Access to the Internic Blocked

>On itself, LSRR is a godsend to hackers (i can think of about
>a dozen of very nasty attacks using general LSRR). The only
>useful application for it is traceroute.
>Why don't router vendors provide an option to turn it
>off for everything but ICMP ECHO?

Personally I find this an excellent suggestion.

So now I need to hack my traceroute to send ICMP_ECHO_REQUESTS instead
of high-port udp packets?

Oh well, I guess we can put this right next to the patches to have
traceroute send TCP SYNs to get through stupid firewalls.


John Hawkinson <> writes:

Oh well, I guess we can put this right next to the patches to have
traceroute send TCP SYNs to get through stupid

Um, no, the right thing to do would be to design something
that doesn't revolve around something as kludgey as
sending back expensive-to-generate and difficult-to-
analyse ICMP responses, whether they're time exceeded,
port unreachable or echo replies.

An obvious (if a bit naive) approach would be to have a
small service which sends datagrams containing
high-resolution timestamps back to the client, so that one
can measure each half of the round-trip time. One might
want to provide two time-stamps: one as early as possible,
and one as late as possible in the lifetime of the
receive-packet ---> transmit-packet code-path,
particularly if between acquisition of the two timestamps,
the CPU could be working on other tasks.

A better approach would take what's been learned from NTP
about skew and variable code-path runtimes, to allow both
endpoints to contribute to a better representation of the
RTT and each half of the RTT. This is non-trivial, but
it's essentially what I'd say we want from ping.

I would consider it a plus if the server could, while
still remaining lightweight, be asked to acquire
timestamps from another host, so that one could observe
full and half RTTs between different parts of the Internet.

Traceroute is a somewhat different animal. There are
times when I'd like a small service which would tell me
the IP address of the next-hop a particular router has
towards a destination address that it is using to forward
real traffic. Combining that and the timestamping service
gives you a traceroute-alike that works like this:

1. ask next-hop towards destination for timestamps, print RTT information
2. ask next-hop towards destination for what its (cached) next-hop is
3. if (2) results in the destination itself, ask it for timestamps and quit
4. tail-recurse through (1)


1. ask next-hop towards destination for what its using as the next-hop
2. memorize the result of (1)
3. if the result of (1) is not the next-hop itself, recurse through (1)
4. ask the entire list of addresses from (2) for
   timestamps, as close to simultaneously as possible

each of which has subtle differences and drawbacks,
particularly in the case of route flutter.

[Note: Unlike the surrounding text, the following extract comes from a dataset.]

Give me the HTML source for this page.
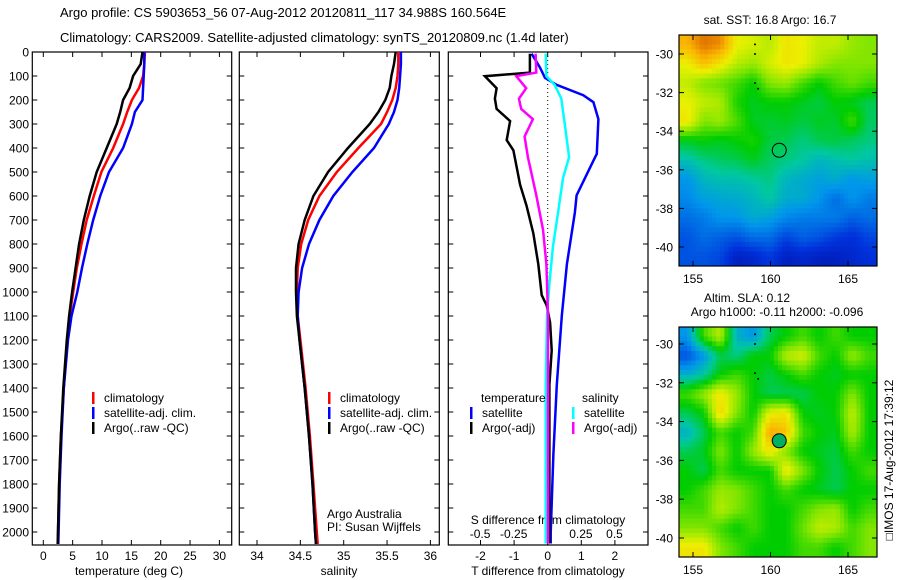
<!DOCTYPE html>
<html><head><meta charset="utf-8"><style>
html,body{margin:0;padding:0;background:#fff;}
svg{display:block;font-family:"Liberation Sans",sans-serif;}
text{fill:#000;}
</style></head><body>
<svg id="fig" width="900" height="580" viewBox="0 0 900 580" xmlns="http://www.w3.org/2000/svg">
<text x="60" y="17" font-size="13">Argo profile: CS 5903653_56 07-Aug-2012 20120811_117 34.988S 160.564E</text>
<text x="60" y="42" font-size="13">Climatology: CARS2009. Satellite-adjusted climatology: synTS_20120809.nc (1.4d later)</text>
<text x="770" y="24" font-size="12" text-anchor="middle">sat. SST: 16.8 Argo: 16.7</text>
<text x="747" y="302" font-size="12" text-anchor="middle">Altim. SLA: 0.12</text>
<text x="777" y="316" font-size="12" text-anchor="middle">Argo h1000: -0.11 h2000: -0.096</text>
<text transform="translate(893,460) rotate(-90)" font-size="12" text-anchor="middle">□IMOS 17-Aug-2012 17:39:12</text>
<g id="layer"></g>
</svg>
<script>
// ---------- data ----------
const depths = [0,50,100,150,200,250,300,400,500,600,700,800,900,1000,1100,1200,1400,1600,1800,2000,2050];
const tempClim = [17.3,17.2,17.0,16.3,15.1,14.3,13.6,11.9,9.9,8.6,7.4,6.5,5.7,5.1,4.5,4.1,3.5,3.0,2.7,2.5,2.45];
const tempSat  = [17.2,17.2,17.1,17.0,16.9,15.6,15.1,13.6,11.2,9.7,8.5,7.5,6.6,5.8,4.8,4.2,3.5,3.1,2.8,2.6,2.55];
const tempArgo = [16.9,16.6,15.3,14.7,13.6,13.1,12.5,10.8,9.1,7.9,6.9,6.1,5.5,4.9,4.4,4.0,3.4,3.0,2.7,2.5,2.45];
const salClim = [35.63,35.63,35.62,35.60,35.56,35.50,35.43,35.17,34.92,34.72,34.59,34.51,34.47,34.46,34.47,34.50,34.56,34.61,34.65,34.69,34.70];
const salSat  = [35.66,35.66,35.65,35.64,35.62,35.58,35.52,35.35,35.10,34.88,34.72,34.60,34.52,34.48,34.47,34.49,34.55,34.60,34.64,34.67,34.68];
const salArgo = [35.60,35.58,35.55,35.53,35.48,35.40,35.30,35.05,34.82,34.65,34.55,34.48,34.45,34.45,34.46,34.49,34.55,34.60,34.64,34.67,34.68];
const dTArgoDepth = [7,86,101,151,194,237,288,367,410,553,640,755,884,1013,1056,1128,1243,1387,2048];
const dTArgo = [-0.53,-0.53,-1.87,-1.52,-1.57,-1.52,-1.12,-1.22,-1.02,-0.82,-0.63,-0.43,-0.28,-0.18,-0.03,0.07,0.12,0.05,0.05];
const dTSatDepth = [7,65,108,137,180,209,280,424,453,597,668,884,1099,1387,1674,2005,2048];
const dTSat = [-0.48,-0.23,-0.08,0.27,1.06,1.36,1.51,1.46,1.36,0.86,0.81,0.57,0.42,0.27,0.17,0.09,0.09];
const dSSatDepth = [7,101,137,194,295,438,525,668,812,956,1099,1387,2048];
const dSSat = [-0.012,-0.007,0.055,0.104,0.129,0.162,0.117,0.08,0.042,0.017,-0.002,-0.012,-0.012];
const dSArgoDepth = [7,86,101,151,194,237,280,352,438,597,740,884,1099,2048];
const dSArgo = [-0.087,-0.082,-0.231,-0.157,-0.211,-0.194,-0.107,-0.169,-0.144,-0.082,-0.032,-0.007,0.005,0.005];
const depthTicks = [0,100,200,300,400,500,600,700,800,900,1000,1100,1200,1300,1400,1500,1600,1700,1800,1900,2000];
const tempTicks = [0,5,10,15,20,25,30];
const salTicks = [34,34.5,35,35.5,36];
const dTTicks = [-2,-1,0,1,2];
const dSTicks = [-0.5,-0.25,0,0.25,0.5];
const dSTickLabels = ["-0.5","-0.25","0","0.25","0.5"];
const lonTicks = [155,160,165];
const latTicks = [-30,-32,-34,-36,-38,-40];
const sstGrid = [
[0.8,0.88,0.85,0.7,0.68,0.65,0.72,0.7,0.66,0.66,0.62,0.6],
[0.7,0.78,0.72,0.65,0.62,0.68,0.72,0.7,0.64,0.6,0.6,0.6],
[0.66,0.6,0.58,0.55,0.5,0.6,0.62,0.55,0.5,0.55,0.58,0.55],
[0.7,0.66,0.64,0.52,0.48,0.5,0.5,0.48,0.46,0.5,0.48,0.45],
[0.72,0.6,0.62,0.56,0.48,0.47,0.48,0.46,0.48,0.47,0.55,0.44],
[0.48,0.5,0.48,0.5,0.52,0.46,0.45,0.42,0.45,0.46,0.44,0.42],
[0.38,0.42,0.44,0.45,0.48,0.44,0.42,0.4,0.36,0.38,0.4,0.38],
[0.3,0.36,0.38,0.38,0.4,0.42,0.36,0.34,0.32,0.34,0.3,0.32],
[0.28,0.32,0.33,0.34,0.36,0.4,0.34,0.34,0.3,0.24,0.3,0.26],
[0.24,0.26,0.3,0.3,0.34,0.32,0.28,0.26,0.26,0.26,0.22,0.24],
[0.2,0.24,0.22,0.2,0.24,0.24,0.18,0.22,0.2,0.16,0.14,0.18],
[0.2,0.2,0.18,0.1,0.12,0.16,0.1,0.12,0.1,0.1,0.12,0.14]];
const slaGrid = [
[0.3,0.55,0.65,0.35,0.3,0.45,0.5,0.55,0.5,0.55,0.5,0.5],
[0.2,0.3,0.45,0.42,0.5,0.5,0.65,0.68,0.55,0.5,0.62,0.55],
[0.35,0.4,0.5,0.55,0.5,0.46,0.5,0.55,0.5,0.48,0.5,0.5],
[0.55,0.62,0.72,0.62,0.5,0.45,0.45,0.45,0.5,0.5,0.6,0.5],
[0.45,0.5,0.75,0.6,0.5,0.7,0.72,0.5,0.48,0.5,0.66,0.5],
[0.35,0.45,0.55,0.5,0.55,0.82,0.78,0.55,0.5,0.48,0.64,0.5],
[0.45,0.48,0.6,0.5,0.62,0.72,0.6,0.5,0.48,0.46,0.55,0.5],
[0.5,0.45,0.55,0.5,0.5,0.5,0.72,0.6,0.5,0.45,0.5,0.55],
[0.5,0.55,0.62,0.6,0.55,0.5,0.55,0.5,0.48,0.45,0.5,0.5],
[0.55,0.55,0.65,0.6,0.55,0.5,0.5,0.55,0.6,0.62,0.5,0.55],
[0.6,0.6,0.55,0.5,0.55,0.5,0.5,0.58,0.66,0.64,0.55,0.6],
[0.72,0.72,0.6,0.55,0.5,0.5,0.5,0.55,0.55,0.5,0.55,0.6]];
const floatLon = 160.564, floatLat = -34.988;

// ---------- helpers ----------
const NS="http://www.w3.org/2000/svg";
const layer=document.getElementById('layer');
function mk(tag,attrs,parent){const e=document.createElementNS(NS,tag);for(const k in attrs)e.setAttribute(k,attrs[k]);(parent||layer).appendChild(e);return e;}
const yD = d => 52 + d*0.24;
const xT = v => 43.3 + v*5.87;
const xS = v => 257 + (v-34)*86.7;
const xDT = v => 547.7 + v*33.6;
const xDS = v => 547.3 + v*134.4;
const PT=52, PB=545;

function panel(name,x0,x1){
  const g=mk('g',{});
  
  
  const r=mk('rect',{x:x0,y:PT,width:x1-x0,height:PB-PT,fill:'#fff',stroke:'#000','stroke-width':1.2},g);
  
  
  depthTicks.forEach(d=>{
    const y=yD(d);
    mk('line',{x1:x0,x2:x0+5,y1:y,y2:y,stroke:'#000'},g);
    mk('line',{x1:x1-5,x2:x1,y1:y,y2:y,stroke:'#000'},g);
  });
  return g;
}
function xticks(g,ticks,fx,labels,ly){
  ticks.forEach((t,i)=>{
    const x=fx(t);
    mk('line',{x1:x,x2:x,y1:PB-5,y2:PB,stroke:'#000'},g);
    mk('line',{x1:x,x2:x,y1:PT,y2:PT+5,stroke:'#000'},g);
    const tx=mk('text',{x:x,y:ly,'font-size':12,'text-anchor':'middle'},g);
    tx.textContent=labels?labels[i]:String(t);
    
    
  });
}
function series(g,vals,deps,fx,color,name){
  const pts=vals.map((v,i)=>fx(v).toFixed(1)+','+yD(deps[i]).toFixed(1)).join(' ');
  const p=mk('polyline',{points:pts,fill:'none',stroke:color,'stroke-width':2.5,'stroke-linejoin':'miter'},g);
  
  
}
function legend(g,x,y,color,label){
  mk('rect',{x:x,y:y-10,width:2.5,height:12,fill:color},g);
  const t=mk('text',{x:x+12,y:y,'font-size':12},g);
  t.textContent=label;
  
  
}
function text(g,x,y,s,anchor,name){
  const t=mk('text',{x:x,y:y,'font-size':12,'text-anchor':anchor||'start'},g);
  t.textContent=s;
  
  
  return t;
}

depthTicks.forEach(d=>{
  const t=mk('text',{x:29,y:yD(d)+4.5,'font-size':12,'text-anchor':'end'});
  t.textContent=String(d);
  
  
});

const g1=panel('temperature-panel',32.3,231.7);
xticks(g1,tempTicks,xT,null,560);
text(g1,129,575,'temperature (deg C)','middle','x-axis-title-temperature');
series(g1,tempClim,depths,xT,'#ff0000','temp-climatology-line');
series(g1,tempSat,depths,xT,'#0000ff','temp-satellite-line');
series(g1,tempArgo,depths,xT,'#000000','temp-argo-line');
legend(g1,92,402,'#ff0000','climatology');
legend(g1,92,417,'#0000ff','satellite-adj. clim.');
legend(g1,92,432,'#000000','Argo(..raw -QC)');

const g2=panel('salinity-panel',239.3,439.3);
xticks(g2,salTicks,xS,["34","34.5","35","35.5","36"],560);
text(g2,339,575,'salinity','middle','x-axis-title-salinity');
series(g2,salClim,depths,xS,'#ff0000','sal-climatology-line');
series(g2,salSat,depths,xS,'#0000ff','sal-satellite-line');
series(g2,salArgo,depths,xS,'#000000','sal-argo-line');
legend(g2,328,402,'#ff0000','climatology');
legend(g2,328,417,'#0000ff','satellite-adj. clim.');
legend(g2,328,432,'#000000','Argo(..raw -QC)');
text(g2,327,518,'Argo Australia','start','credit-line-1');
text(g2,327,531,'PI: Susan Wijffels','start','credit-line-2');

const g3=panel('difference-panel',448.3,648);
xticks(g3,dTTicks,xDT,null,560);
text(g3,548,575,'T difference from climatology','middle','x-axis-title-t-diff');
dSTicks.forEach((t,i)=>{ text(g3,xDS(t),538,dSTickLabels[i],'middle','s-tick-label'); });
text(g3,548,524,'S difference from climatology','middle','s-axis-title');
mk('line',{x1:xDT(0),x2:xDT(0),y1:PT,y2:PB,stroke:'#000','stroke-width':1,'stroke-dasharray':'1,3'},g3);
series(g3,dTSat,dTSatDepth,xDT,'#0000ff','t-diff-satellite-line');
series(g3,dTArgo,dTArgoDepth,xDT,'#000000','t-diff-argo-line');
series(g3,dSSat,dSSatDepth,xDS,'#00ffff','s-diff-satellite-line');
series(g3,dSArgo,dSArgoDepth,xDS,'#ff00ff','s-diff-argo-line');
text(g3,481,402,'temperature','start','legend-heading-temperature');
text(g3,582,402,'salinity','start','legend-heading-salinity');
legend(g3,470,417,'#0000ff','satellite');
legend(g3,470,432,'#000000','Argo(-adj)');
legend(g3,572,417,'#00ffff','satellite');
legend(g3,572,432,'#ff00ff','Argo(-adj)');

// ---------- maps ----------
const cstops=[[0,[0,0,140]],[0.15,[0,50,220]],[0.3,[0,150,235]],[0.4,[0,200,160]],[0.5,[0,205,0]],[0.6,[130,230,0]],[0.7,[235,240,0]],[0.8,[250,180,0]],[0.9,[220,100,0]],[1,[170,30,0]]];
function cmap(v){
  v=Math.max(0,Math.min(1,v));
  for(let i=1;i<cstops.length;i++){
    if(v<=cstops[i][0]){
      const a=cstops[i-1],b=cstops[i],f=(v-a[0])/(b[0]-a[0]);
      const c=a[1].map((x,k)=>Math.round(x+(b[1][k]-x)*f));
      return 'rgb('+c.join(',')+')';
    }
  }
  return 'rgb(170,30,0)';
}
function sample(grid,fr,fc){
  const nr=grid.length,nc=grid[0].length;
  fr=Math.max(0,Math.min(nr-1,fr)); fc=Math.max(0,Math.min(nc-1,fc));
  const r0=Math.floor(fr),c0=Math.floor(fc),r1=Math.min(nr-1,r0+1),c1=Math.min(nc-1,c0+1);
  const a=fr-r0,b=fc-c0;
  return grid[r0][c0]*(1-a)*(1-b)+grid[r0][c1]*(1-a)*b+grid[r1][c0]*a*(1-b)+grid[r1][c1]*a*b;
}
function map(name,grid,top,bottom,lat30y,lat40y,filledMarker,sub){
  const g=mk('g',{});
  
  
  const L=679,R=877;
  const xLon=lon=>770.5+(lon-160)*15.5;
  const yLat=lat=>lat30y+(-30-lat)*(lat40y-lat30y)/10;
  const nr=grid.length*sub,nc=grid[0].length*sub;
  const cw=(R-L)/nc, ch=(bottom-top)/nr;
  for(let r=0;r<nr;r++)for(let c=0;c<nc;c++){
    const v=sample(grid,(r+0.5)/sub-0.5,(c+0.5)/sub-0.5);
    const cell=mk('rect',{x:(L+c*cw).toFixed(2),y:(top+r*ch).toFixed(2),width:(cw+0.5).toFixed(2),height:(ch+0.5).toFixed(2),fill:cmap(v)},g);
    
    
  }
  [[159,-29.5],[159,-30],[159,-31.5],[159.2,-31.8]].forEach(p=>mk('circle',{cx:xLon(p[0]),cy:yLat(p[1]),r:1,fill:'#000'},g));
  const fm=mk('circle',{cx:xLon(floatLon),cy:yLat(floatLat),r:7,fill:filledMarker?'#00b060':'none',stroke:'#000','stroke-width':1},g);
  
  
  mk('rect',{x:L,y:top,width:R-L,height:bottom-top,fill:'none',stroke:'#000','stroke-width':1.2},g);
  lonTicks.forEach(t=>{
    const x=xLon(t);
    mk('line',{x1:x,x2:x,y1:bottom-5,y2:bottom,stroke:'#000'},g);
    mk('line',{x1:x,x2:x,y1:top,y2:top+5,stroke:'#000'},g);
    const tx=mk('text',{x:x,y:bottom+17,'font-size':12,'text-anchor':'middle'},g);
    tx.textContent=String(t);
    
    
  });
  latTicks.forEach(t=>{
    const y=yLat(t);
    mk('line',{x1:L,x2:L+5,y1:y,y2:y,stroke:'#000'},g);
    mk('line',{x1:R-5,x2:R,y1:y,y2:y,stroke:'#000'},g);
    const tx=mk('text',{x:673,y:y+4.5,'font-size':12,'text-anchor':'end'},g);
    tx.textContent=String(t);
    
    
  });
}
map('sst-map',sstGrid,35,266,54,247,false,4);
map('sla-map',slaGrid,327,557,344,538,true,4);
</script>
</body></html>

One could shade things a little differently and use a ttcp
or the like instead of or in addtion to step 1, which
could be quite useful for analysing congestion, although I
have concerns about the scalability of that approach given
that in most routers I know of, tcp services aren't
exactly lightweight.

However, I think that building analysis tools on top of
the side-effects of error conditions will either constrain
the utility of the analysis or force a design whereby
error conditions must be dealt with instantly rather than
lazily. That strikes me as a bad design constraint.